Alfred Grant was born in 1870, at Loughborough LEI, and joined the Manchester Regiment when he was 16 years old, and his 14 years service included 6 years in India. On demobilisation, he was, for a time, Coachman to Thomas Patenall, who was Mayor of the Borough on a number of occasions.
In 1901 Alfred married Mary Ellen, the daughter of James Miller, who lived in the bottom cottage facing the Walnut Tree, but soon after, he was recalled to the Army to serve in the Boer War in South Africa.
Upon his return home in 1902, it was recorded in “The Rushden Echo” that the Town Band met him at the Station and escorted him to the Market Square.
Buying horses and carts, Alfred established what was eventually to be known as “Grant’s Transport”, operating from the rear of The Chequers Inn, and in 1914, at the time of the Fitzwilliam sale, he bought No. 7 North End, together with Stables and Workshops.
During the next five years the main work was for the Borough Council, and Carting Coal and Coke from the two railway stations, and Rushden Gas Works, for the numerous factories in the town.
The first lorry was bought in 1919 and gradually replaced the horses. At this time, there were five sons, Albert, Walter, Bill, Dan and Stan, who all, eventually, joined the business at some time or other.
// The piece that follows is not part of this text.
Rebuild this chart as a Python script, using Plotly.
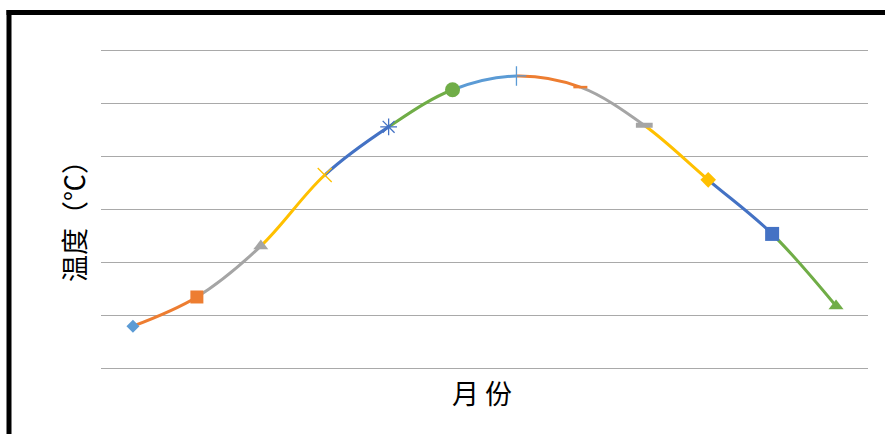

It is worth noting that the Spencer Road/Allen Road area of Irthlingborough is practically all built of Rushden Brick, carted by Grant’s.
In 1927 a 20-seater bus was bought, and became known as the “Courters Express” as it left Irthlingborough for Higham and Rushden at 10.30pm or thereabouts, depending how long certain people, in the Addington Road, took to say goodnight, after 3 pips on the hooter!
Like all good things, this came to an end with the introduction of the 1933 Road Traffic Act, when it was decided to concentrate on a Goods Service, which had been started to Hampshire, especially to Southampton, which at that time was the largest port in the country and gave an outlet for the export of the large quantities of shoes and leather produced in Northamptonshire, and sent to all corners of the world.
This service continued through the war years to 1950, when the company was nationalised, and the family was forced to split up and leave the town. [possibly continued into the 1970s by one of the family]
Alfred Grant died in retirement at Morcambe in 1951.